日頃の授業では見ることのできない学生の一面にも触れ、学生たちに今まで以上の親しみや近さを感じています。授業でもいい意味での変化が感じられます。
 4/22(土)にはソフィアで日本語弁論大会が行われました。
本校からは1年男子Dさん(初級)と3年女子Aさん(中級)が参加しました。二人は事前準備にも意欲的で、彼らの日本語・日本文化との出会いを深く理解することができました。
二人に共通のテーマは「マンガ」でした。これらはすでに語り尽くされたテーマの一つで、聞く人へ印象は低く、テーマ選びの段階から関わる必要性も感じました。残念ながら入賞等はかないませんでしたが、二人の積極的な姿勢を高く評価しています。また、前日にはセミナーが行われ、国際交流基金のYさんから東欧諸国の日本語教育事情を紹介していただきました。また夜の食事会では参加したみなさん(ソフィア大の先生方・大使館関係者・セミナー参加の先生方)といろいろお話ができて貴重なひと時でした。
3 生活
 こちらでの活動も残すところ2か月となりました。
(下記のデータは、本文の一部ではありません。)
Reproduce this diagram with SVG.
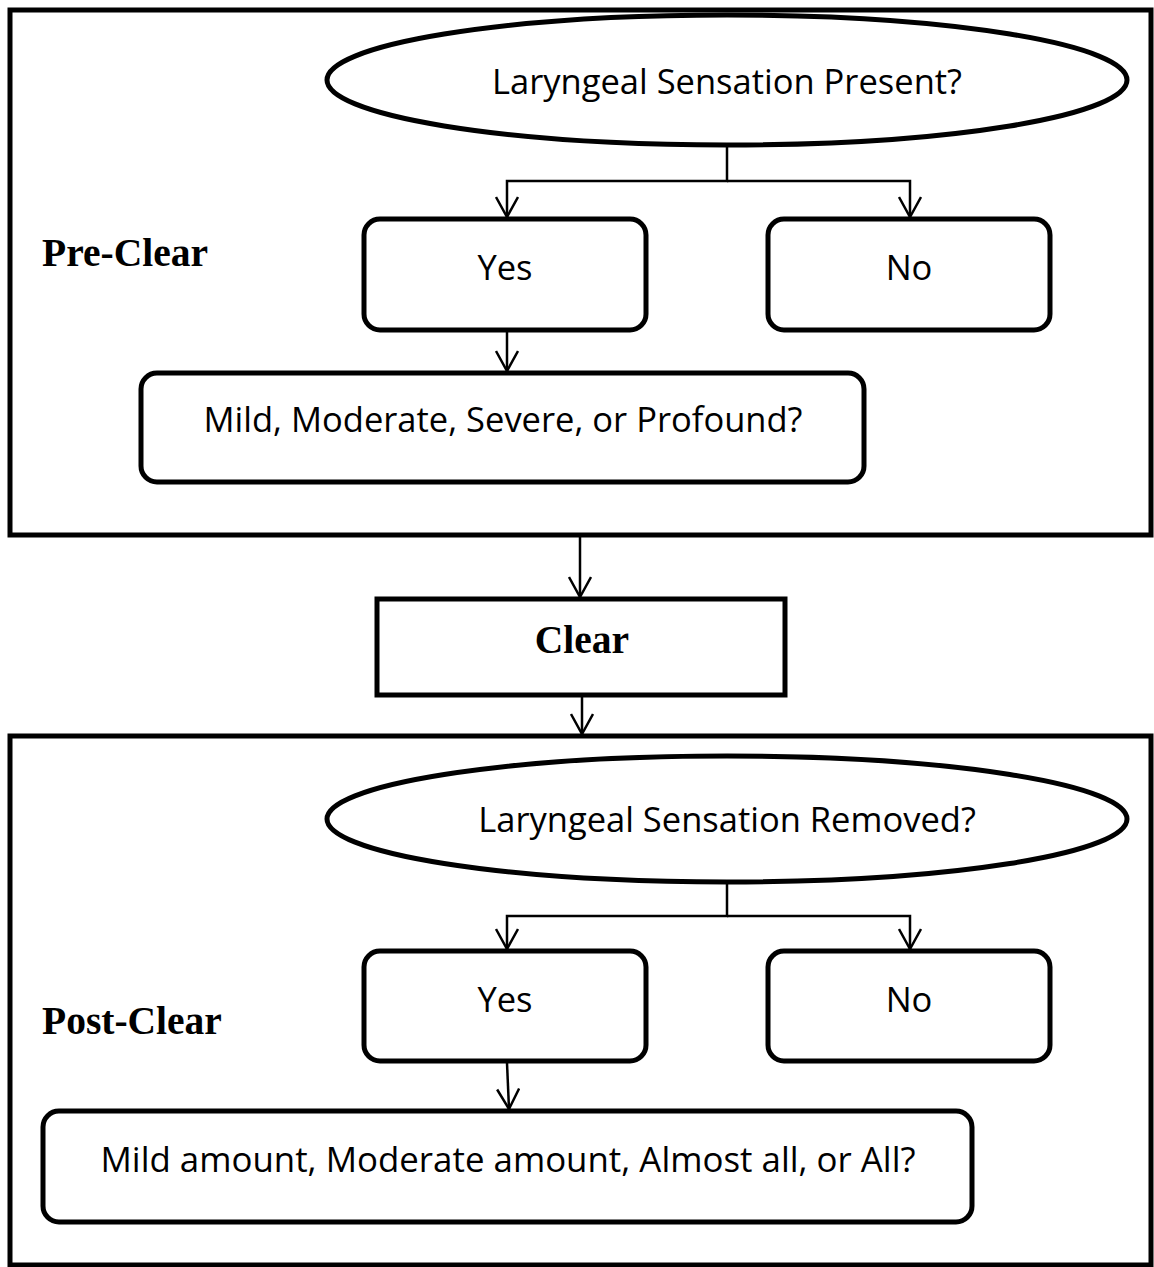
<svg xmlns="http://www.w3.org/2000/svg" width="1154" height="1267" viewBox="0 0 1154 1267">
<style>
.frame{fill:none;stroke:#000;stroke-width:5}
.node{fill:#fff;stroke:#000;stroke-width:5}
.lbl{font-family:"Open Sans","Noto Sans",sans-serif;font-size:34.5px;fill:#000;text-anchor:middle}
.sec{font-family:"Liberation Serif","Times New Roman",serif;font-size:39.5px;font-weight:bold;fill:#000}
.conn{fill:none;stroke:#000;stroke-width:2.5}
</style>
<defs>
<marker id="arr" viewBox="0 0 22 24" refX="21" refY="12" markerWidth="22" markerHeight="24" markerUnits="userSpaceOnUse" orient="auto">
<path d="M1,1 L21,12 L1,23" fill="none" stroke="#000" stroke-width="2.5"/>
</marker>
</defs>
<rect width="1154" height="1267" fill="#fff"/>
<g id="preclear-frame"><rect class="frame" x="10" y="10" width="1141" height="525"/><text class="sec" x="42" y="266">Pre-Clear</text></g>
<g id="postclear-frame"><rect class="frame" x="10" y="736" width="1141" height="529"/><text class="sec" x="42" y="1034">Post-Clear</text></g>
<g id="connectors">
<path class="conn" d="M727,145 V181 H507 V217" marker-end="url(#arr)"/>
<path class="conn" d="M727,181 H910 V217" marker-end="url(#arr)"/>
<path class="conn" d="M507,331 V371" marker-end="url(#arr)"/>
<path class="conn" d="M580,537 V597" marker-end="url(#arr)"/>
<path class="conn" d="M582,697 V734" marker-end="url(#arr)"/>
<path class="conn" d="M727,882 V916 H507 V949" marker-end="url(#arr)"/>
<path class="conn" d="M727,916 H910 V949" marker-end="url(#arr)"/>
<path class="conn" d="M507,1063 L509,1109" marker-end="url(#arr)"/>
</g>
<g id="q1"><ellipse class="node" cx="727" cy="80" rx="400" ry="65"/><text class="lbl" x="727" y="94">Laryngeal Sensation Present?</text></g>
<g id="yes1"><rect class="node" x="364" y="219" width="282" height="111" rx="16"/><text class="lbl" x="505" y="280">Yes</text></g>
<g id="no1"><rect class="node" x="768" y="219" width="282" height="111" rx="16"/><text class="lbl" x="909" y="280">No</text></g>
<g id="sev1"><rect class="node" x="141" y="373" width="723" height="109" rx="16"/><text class="lbl" x="503" y="432">Mild, Moderate, Severe, or Profound?</text></g>
<g id="clear"><rect class="node" x="377" y="599" width="408" height="96"/><text class="sec" x="582" y="653" text-anchor="middle" font-size="42">Clear</text></g>
<g id="q2"><ellipse class="node" cx="727" cy="819" rx="400" ry="63"/><text class="lbl" x="727" y="832">Laryngeal Sensation Removed?</text></g>
<g id="yes2"><rect class="node" x="364" y="951" width="282" height="110" rx="16"/><text class="lbl" x="505" y="1012">Yes</text></g>
<g id="no2"><rect class="node" x="768" y="951" width="282" height="110" rx="16"/><text class="lbl" x="909" y="1012">No</text></g>
<g id="amt2"><rect class="node" x="43" y="1111" width="929" height="111" rx="16"/><text class="lbl" x="508" y="1172" textLength="815" lengthAdjust="spacingAndGlyphs">Mild amount, Moderate amount, Almost all, or All?</text></g>
</svg>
授業は6月第1週で終わり、その後は試験期間となります。最後の授業が終わったら、カザンラクのバラ祭りに出かけてきます。何事ものんびりしているブルガリアでは信じられないことですが、ホテルは1月下旬に予約しました。バラ一色のお祭りなんだそうです。伝統的な歌と踊りに触れてきます。
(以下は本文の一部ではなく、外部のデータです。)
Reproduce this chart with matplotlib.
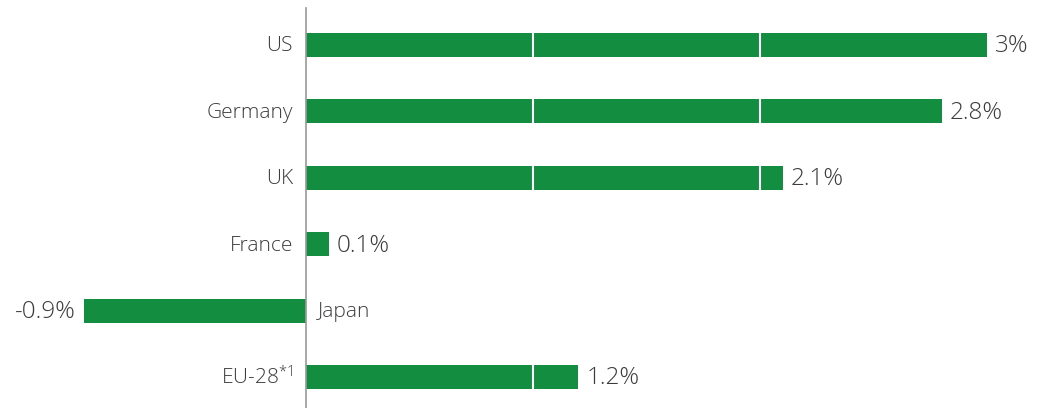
import numpy as np
import matplotlib.pyplot as plt

plt.rcParams['font.family'] = ['Open Sans', 'DejaVu Sans']
plt.rcParams['font.weight'] = 'light'
plt.rcParams['mathtext.fontset'] = 'custom'
plt.rcParams['mathtext.rm'] = 'Open Sans:light'
plt.rcParams['mathtext.it'] = 'Open Sans:light'

countries = ['US', 'Germany', 'UK', 'France', 'Japan', 'EU-28$^{*1}$']
growth = [3.0, 2.8, 2.1, 0.1, -0.98, 1.2]
value_labels = ['3%', '2.8%', '2.1%', '0.1%', '-0.9%', '1.2%']

green = '#138d3f'
grey = '#3c3c3c'

fig = plt.figure(figsize=(10.45, 4.08), dpi=100)
ax = fig.add_axes([0, 0, 1, 1])

y = np.arange(len(countries))
ax.barh(y, growth, height=0.36, color=green, zorder=2)

# white gridlines across the bars
for gx in [1, 2]:
    ax.axvline(gx, color='white', lw=1.5, zorder=3)

ax.axvline(0, ymin=0, ymax=0.98, color='#9a9a9a', lw=1.2, zorder=4)

dx = 8 / 227
for i, (v, lab, c) in enumerate(zip(growth, value_labels, countries)):
    if v >= 0:
        ax.text(v + dx, i + 0.02, lab, ha='left', va='center', fontsize=17.5, color=grey)
        ax.text(-13 / 227, i + 0.02, c, ha='right', va='center', fontsize=15, color=grey)
    else:
        ax.text(v - dx, i + 0.02, lab, ha='right', va='center', fontsize=17.5, color=grey)
        ax.text(12 / 227, i + 0.02, c, ha='left', va='center', fontsize=15, color=grey)

ax.set_xlim(-306 / 227, 739 / 227)
ax.set_ylim(5.467, -0.678)
ax.axis('off')

fig.savefig('out.png', dpi=100)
 さて、この街の郊外には10を超える修道院があります。列車やバスの利用として紹介されているところもありますが、ウォーキングコースとして紹介されているところもあります。現在5つ尋ねてみました。修道院はどこもこじんまりとしていて、静かな佇まいです。堂内は彩り鮮やかなイコンが描かれていて、独特な雰囲気を醸し出しています。カソリック教会の堂々とした威容とは対極的です。私はこの魅力を理解するのに少し時間を要しましたが、キリスト教の原風景に触れているとの思いに包まれ、身が引き締まる思いがします。
 今は日ごとに帰国を意識しだす頃を迎えています。メモ帳の「先生方への質問」「帰国までにすべきこと」「お土産リスト」「引き継ぎ」欄はどんどん書き込みされて増えるばかりです。
 とはいえ焦ってみても仕方ないので、一日一日を大切にすることを心がけて生活していきます。